- 2 ounces whiskey (Try Jack Daniels)
- ¾ ounce freshly squeezed lemon juice
- ½ ounce simple syrup
- 1 egg white
- Cocktail cherry and orange peel for garnish
- In a cocktail shaker, add whiskey, lemon juice, simple syrup, and egg white .
- Dry shake for approximately 45 seconds to mix ingredients and create a froth.
- Add ice to shaker.
- Shake to chill.
- Strain into rocks glass over fresh ice.
- Garnish with cocktail cherry and orange peel.
Variations and Substitutions
If you want to skip the egg white, you'd prefer to use bourbon, or you want yours to be puckeringly sour, there are variations and swaps for any combination you'd like in your whiskey sour.
- Use bourbon for a slightly sweeter whiskey sour. Rye whiskey will give your whiskey sour a firmer bite.
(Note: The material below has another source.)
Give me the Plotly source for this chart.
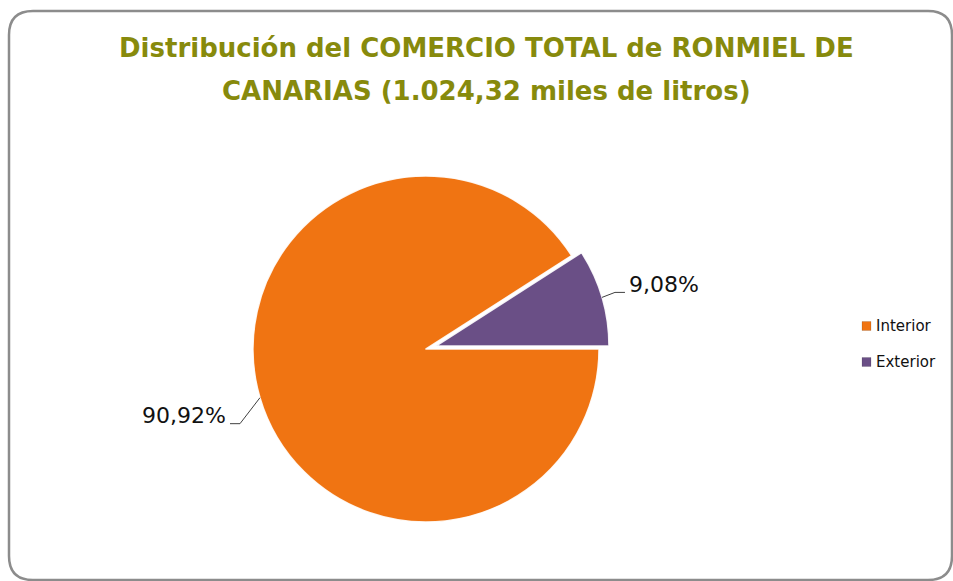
import math
import plotly.graph_objects as go

# Data
categories = ["Interior", "Exterior"]
shares = [90.92, 9.08]
share_labels = ["90,92%", "9,08%"]
title_lines = ["Distribución del COMERCIO TOTAL de RONMIEL DE",
               "CANARIAS (1.024,32 miles de litros)"]

colors = ["#F07412", "#6A4F86"]
pulls = [0.0, 0.06]

W, H = 953, 581


def px(x):
    return x / W


def py(y):
    return 1 - y / H


# Pie geometry in pixels
cx, cy, r = 426.0, 349.0, 173.0
max_pull = max(pulls)
rd = r * (1 + max_pull)

total = sum(shares)
# slices run clockwise starting from 3 o'clock
rotation = 90

fig = go.Figure()
fig.add_trace(go.Pie(
    labels=categories,
    values=shares,
    sort=False,
    direction="clockwise",
    rotation=rotation,
    pull=pulls,
    marker=dict(colors=colors, line=dict(color="rgba(255,255,255,0.9)", width=1.5)),
    textinfo="none",
    hoverinfo="label+percent",
    showlegend=False,
    domain=dict(x=[px(cx - rd), px(cx + rd)], y=[py(cy + rd), py(cy - rd)]),
))

shapes = []
annotations = []

# Leader lines and value labels, anchored at each slice's bisector
start_deg = 90 - rotation  # math angle where the first slice begins
acc = 0.0
elbows = [(-20, 26, -10), (13, -5, 10)]
for i, v in enumerate(shares):
    a0 = start_deg - 360 * acc / total
    acc += v
    a1 = start_deg - 360 * acc / total
    mid = math.radians((a0 + a1) / 2)
    off = pulls[i] * r
    ox = cx + off * math.cos(mid)
    oy = cy - off * math.sin(mid)
    ex = ox + r * math.cos(mid)
    ey = oy - r * math.sin(mid)
    dx, dy, hx = elbows[i]
    bx, by = ex + dx, ey + dy
    tx = bx + hx
    shapes.append(dict(
        type="path", xref="paper", yref="paper",
        path=f"M {px(ex)} {py(ey)} L {px(bx)} {py(by)} L {px(tx)} {py(by)}",
        line=dict(color="#404040", width=1),
    ))
    annotations.append(dict(
        x=px(tx + (2 if hx > 0 else -2)), y=py(by - 8), xref="paper", yref="paper",
        text=share_labels[i], showarrow=False,
        xanchor="left" if hx > 0 else "right", yanchor="middle",
        font=dict(family="DejaVu Sans", size=22, color="#111111"),
    ))

# Title, two centred lines
for line, yc in zip(title_lines, [48, 91]):
    annotations.append(dict(
        x=px(487), y=py(yc), xref="paper", yref="paper",
        text=line, showarrow=False, xanchor="center", yanchor="middle",
        font=dict(family="DejaVu Sans", size=26, color="#878A0C", weight=700),
    ))

# Legend
for i, (name, col) in enumerate(zip(categories, colors)):
    ly = 326 + 36 * i
    shapes.append(dict(
        type="rect", xref="paper", yref="paper",
        x0=px(862), x1=px(871), y0=py(ly + 4.5), y1=py(ly - 4.5),
        fillcolor=col, line=dict(color="rgba(0,0,0,0.25)", width=0.5),
    ))
    annotations.append(dict(
        x=px(874), y=py(ly), xref="paper", yref="paper",
        text=name, showarrow=False, xanchor="left", yanchor="middle",
        font=dict(family="DejaVu Sans", size=15, color="#111111"),
    ))

# Rounded chart frame
x0, y0, x1, y1, rc = 9, 11, 952, 580, 24
frame = (f"M {px(x0)} {py(y0 + rc)} Q {px(x0)} {py(y0)} {px(x0 + rc)} {py(y0)} "
         f"L {px(x1 - rc)} {py(y0)} Q {px(x1)} {py(y0)} {px(x1)} {py(y0 + rc)} "
         f"L {px(x1)} {py(y1 - rc)} Q {px(x1)} {py(y1)} {px(x1 - rc)} {py(y1)} "
         f"L {px(x0 + rc)} {py(y1)} Q {px(x0)} {py(y1)} {px(x0)} {py(y1 - rc)} Z")
shapes.append(dict(type="path", xref="paper", yref="paper", path=frame,
                   line=dict(color="#8C8C8C", width=2.5), layer="below"))

fig.update_layout(
    width=W, height=H,
    margin=dict(l=0, r=0, t=0, b=0),
    paper_bgcolor="white",
    plot_bgcolor="white",
    shapes=shapes,
    annotations=annotations,
)

fig.write_html("out.html")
- Skip the egg white and instead use aquafaba. You most likely have this ingredient on hand without knowing it: it's the liquid found in canned chickpeas.
- You can omit the egg white and aquafaba entirely. The resulting whiskey sour won't have the foam but it'll be just as delicious.
- Muddle the garnish just prior to adding ice and shaking.
- Serve in a coupe or martini glass instead of on the rocks.
- Substitute an infused whiskey for additional flavor.
If the traditional whiskey sour garnish isn't for you, or you want something flashier, consider a few of these.
- If you have a thick foam, use drops of bitters to create a design. You can also run a cocktail skewer through the drops to elongate the shape.
- Use a lemon wheel or twist. You can use an orange wheel as well.
- A dehydrated citrus wheel makes the whiskey sour stand out.
- Use an orange slice instead of peel.
About the Whiskey Sour
One of the oldest recorded cocktails, the whiskey sour has been gracing bars and homes since the late 1870s, just around the time Ulysses S. Grant took office. While the exact location of its invention is lost to history, with accounts citing Wisconsin and others saying Chile, it wouldn't have withstood the test of time and global enjoyment if it wasn't a unique yet enticing cocktail. The whiskey sour escapes the history books, its singular original recipe remaining relatively unchanged since its creation. Giving rise to the pisco sour and amaretto sour, the classic and well-known whiskey sour is possibly the most famous of sour egg white cocktails today.
A Deliciously Bitter Whiskey Sour
The word sour can be offputting, but there's more to it than a pucker sip after sip. This well-balanced cocktail is truly an art form, proving that the whiskey sour has rightfully been a star all these centuries.